One surprising fact this data brings to light is that, for the second straight year, there has been exactly one state employee making over $1 million in salary, which had never happened before 2017. That year, one public employee earned $1,043,226. In 2018, that same employee made $1,069,752. Who was it? University of Massachusetts Worcester Medical School Chancellor Michael Collins.

Higher education administrators are some of the highest-paid public workers. According to the Mass Open Books pages on higher education payroll, state government payroll, and quasi-public agency payroll, the 34 highest-paid employees in the public higher education system make more than the highest-paid state government employees in all other departments.

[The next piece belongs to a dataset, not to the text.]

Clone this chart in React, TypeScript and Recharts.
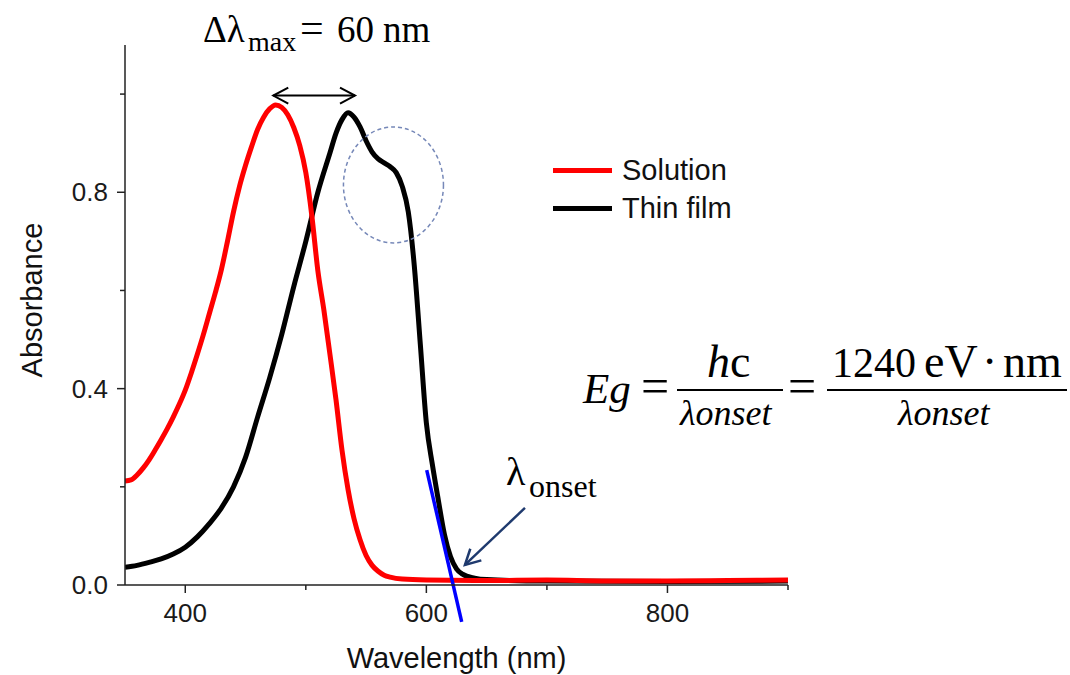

The million-dollar annual salary is not the only thing Massachusetts taxpayers might be concerned about. The state may also be on the hook for Chancellor Collins’ pension, depending on his length of service. The former state employee with the largest pension is Thomas Manning, who, like Michael Collins, was a top administrator at UMass Medical School. Manning was the head of the medical school’s Commonwealth Medicine consulting division, and he now receives a pension of $346,136 per year.

Below are salaries of the highest-paid employees in the Commonwealth’s public higher education system.

Taxpayers should know how their money is being spent. And as public higher education costs have risen dramatically in Massachusetts and nationwide, it’s more important than ever to scrutinize public university budgets.